◆ Data section ◆
[Begin]
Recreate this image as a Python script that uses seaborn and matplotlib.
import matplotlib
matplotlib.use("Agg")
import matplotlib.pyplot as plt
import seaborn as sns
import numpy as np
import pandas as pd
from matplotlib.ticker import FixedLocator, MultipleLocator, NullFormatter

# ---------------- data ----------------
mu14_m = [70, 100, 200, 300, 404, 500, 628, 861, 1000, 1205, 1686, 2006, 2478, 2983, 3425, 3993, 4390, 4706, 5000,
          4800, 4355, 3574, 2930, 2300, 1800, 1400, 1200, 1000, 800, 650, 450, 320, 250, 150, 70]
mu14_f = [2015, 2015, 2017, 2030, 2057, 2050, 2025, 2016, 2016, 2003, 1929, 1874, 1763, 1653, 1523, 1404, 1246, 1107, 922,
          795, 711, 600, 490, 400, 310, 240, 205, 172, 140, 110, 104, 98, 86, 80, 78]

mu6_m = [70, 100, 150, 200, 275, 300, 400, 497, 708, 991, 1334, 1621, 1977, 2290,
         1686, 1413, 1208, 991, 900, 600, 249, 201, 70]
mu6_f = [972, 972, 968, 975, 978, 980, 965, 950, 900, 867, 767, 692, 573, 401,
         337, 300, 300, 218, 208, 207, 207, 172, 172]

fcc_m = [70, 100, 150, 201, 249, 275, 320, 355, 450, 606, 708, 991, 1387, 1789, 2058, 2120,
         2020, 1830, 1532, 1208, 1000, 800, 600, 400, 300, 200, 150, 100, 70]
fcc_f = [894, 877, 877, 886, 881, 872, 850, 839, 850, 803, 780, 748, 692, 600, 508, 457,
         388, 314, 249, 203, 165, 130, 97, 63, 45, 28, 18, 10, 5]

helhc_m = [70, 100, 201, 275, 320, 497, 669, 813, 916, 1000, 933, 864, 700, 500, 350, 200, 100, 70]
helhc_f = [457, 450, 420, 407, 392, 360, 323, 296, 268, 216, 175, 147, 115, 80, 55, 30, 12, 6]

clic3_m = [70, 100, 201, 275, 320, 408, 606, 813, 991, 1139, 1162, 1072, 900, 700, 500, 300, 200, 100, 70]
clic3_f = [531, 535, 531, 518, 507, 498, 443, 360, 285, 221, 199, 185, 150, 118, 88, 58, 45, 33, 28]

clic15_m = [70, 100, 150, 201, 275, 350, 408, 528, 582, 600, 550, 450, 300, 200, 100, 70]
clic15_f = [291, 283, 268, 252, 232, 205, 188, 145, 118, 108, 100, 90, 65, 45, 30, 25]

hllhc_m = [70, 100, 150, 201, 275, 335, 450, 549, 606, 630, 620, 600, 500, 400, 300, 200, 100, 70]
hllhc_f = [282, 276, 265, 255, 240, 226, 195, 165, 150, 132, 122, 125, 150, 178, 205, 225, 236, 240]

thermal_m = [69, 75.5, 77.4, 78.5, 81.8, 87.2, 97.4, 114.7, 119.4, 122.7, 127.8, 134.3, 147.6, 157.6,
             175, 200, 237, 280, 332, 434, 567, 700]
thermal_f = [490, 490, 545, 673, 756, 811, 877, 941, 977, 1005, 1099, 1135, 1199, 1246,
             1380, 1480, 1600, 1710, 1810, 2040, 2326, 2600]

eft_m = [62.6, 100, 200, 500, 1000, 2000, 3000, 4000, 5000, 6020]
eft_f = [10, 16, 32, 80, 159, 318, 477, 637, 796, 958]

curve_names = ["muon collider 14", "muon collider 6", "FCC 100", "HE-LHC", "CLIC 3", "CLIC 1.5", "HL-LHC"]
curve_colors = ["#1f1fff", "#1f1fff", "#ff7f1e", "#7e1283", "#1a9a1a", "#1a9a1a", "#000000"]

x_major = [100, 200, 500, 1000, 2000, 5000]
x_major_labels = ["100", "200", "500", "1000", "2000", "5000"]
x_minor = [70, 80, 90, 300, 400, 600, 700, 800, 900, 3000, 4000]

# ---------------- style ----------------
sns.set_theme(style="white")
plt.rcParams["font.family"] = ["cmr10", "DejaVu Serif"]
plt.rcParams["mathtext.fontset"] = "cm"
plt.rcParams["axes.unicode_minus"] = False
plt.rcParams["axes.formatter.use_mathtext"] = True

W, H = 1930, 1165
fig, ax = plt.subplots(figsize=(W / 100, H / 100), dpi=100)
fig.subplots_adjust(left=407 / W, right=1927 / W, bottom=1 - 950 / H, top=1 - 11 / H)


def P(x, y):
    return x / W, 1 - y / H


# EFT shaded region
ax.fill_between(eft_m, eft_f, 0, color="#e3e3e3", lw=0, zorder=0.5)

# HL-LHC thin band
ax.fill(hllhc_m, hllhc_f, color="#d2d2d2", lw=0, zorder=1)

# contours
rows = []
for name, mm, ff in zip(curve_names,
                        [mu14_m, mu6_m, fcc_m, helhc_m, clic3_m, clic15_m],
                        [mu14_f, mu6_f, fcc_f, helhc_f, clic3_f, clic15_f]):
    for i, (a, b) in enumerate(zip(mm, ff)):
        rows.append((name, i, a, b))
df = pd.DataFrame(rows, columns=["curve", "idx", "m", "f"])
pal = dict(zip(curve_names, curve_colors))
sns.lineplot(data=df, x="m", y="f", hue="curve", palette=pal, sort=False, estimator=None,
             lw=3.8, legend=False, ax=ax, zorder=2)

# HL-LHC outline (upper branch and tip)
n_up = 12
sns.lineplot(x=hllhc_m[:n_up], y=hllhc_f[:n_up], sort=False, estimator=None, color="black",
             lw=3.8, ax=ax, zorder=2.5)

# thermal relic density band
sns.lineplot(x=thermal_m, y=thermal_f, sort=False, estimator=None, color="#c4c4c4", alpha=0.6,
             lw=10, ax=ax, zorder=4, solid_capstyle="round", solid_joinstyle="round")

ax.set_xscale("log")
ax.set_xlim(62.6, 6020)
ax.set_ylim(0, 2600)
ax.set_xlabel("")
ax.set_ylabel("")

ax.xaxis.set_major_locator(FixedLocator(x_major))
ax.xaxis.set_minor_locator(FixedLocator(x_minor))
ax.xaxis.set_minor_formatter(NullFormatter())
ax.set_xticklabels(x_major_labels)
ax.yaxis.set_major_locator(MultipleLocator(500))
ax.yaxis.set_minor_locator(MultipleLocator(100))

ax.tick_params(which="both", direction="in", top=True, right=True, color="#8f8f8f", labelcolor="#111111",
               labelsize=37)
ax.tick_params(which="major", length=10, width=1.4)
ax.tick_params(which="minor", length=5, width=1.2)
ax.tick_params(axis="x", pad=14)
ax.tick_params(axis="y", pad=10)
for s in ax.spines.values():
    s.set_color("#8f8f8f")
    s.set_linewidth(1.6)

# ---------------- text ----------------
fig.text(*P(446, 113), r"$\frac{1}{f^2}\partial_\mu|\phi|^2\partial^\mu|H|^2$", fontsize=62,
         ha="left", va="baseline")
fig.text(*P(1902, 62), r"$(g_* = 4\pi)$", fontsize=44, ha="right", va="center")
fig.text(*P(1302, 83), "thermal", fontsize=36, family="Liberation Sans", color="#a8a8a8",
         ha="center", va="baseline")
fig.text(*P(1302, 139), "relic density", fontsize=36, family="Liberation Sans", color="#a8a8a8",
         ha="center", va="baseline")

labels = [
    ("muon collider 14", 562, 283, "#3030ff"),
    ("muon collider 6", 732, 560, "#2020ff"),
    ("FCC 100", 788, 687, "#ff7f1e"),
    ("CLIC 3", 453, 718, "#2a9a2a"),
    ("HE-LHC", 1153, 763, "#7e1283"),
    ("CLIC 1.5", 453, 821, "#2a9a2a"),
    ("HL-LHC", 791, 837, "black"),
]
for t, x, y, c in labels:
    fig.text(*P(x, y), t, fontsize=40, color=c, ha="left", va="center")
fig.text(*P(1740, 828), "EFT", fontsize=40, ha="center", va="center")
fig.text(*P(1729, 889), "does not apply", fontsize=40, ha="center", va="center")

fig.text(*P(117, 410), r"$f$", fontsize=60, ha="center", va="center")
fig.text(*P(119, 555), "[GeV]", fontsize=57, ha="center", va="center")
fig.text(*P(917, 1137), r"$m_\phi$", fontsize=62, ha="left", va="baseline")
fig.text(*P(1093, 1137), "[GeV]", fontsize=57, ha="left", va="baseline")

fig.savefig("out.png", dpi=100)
[End]
◆ The exercise ◆
Return only the lines spanning from the first line of the material through the line with "from matplotlib.ticker import", copied exactly, both ends kept.

◆ Result of the task ◆
Recreate this image as a Python script that uses seaborn and matplotlib.
import matplotlib
matplotlib.use("Agg")
import matplotlib.pyplot as plt
import seaborn as sns
import numpy as np
import pandas as pd
from matplotlib.ticker import FixedLocator, MultipleLocator, NullFormatter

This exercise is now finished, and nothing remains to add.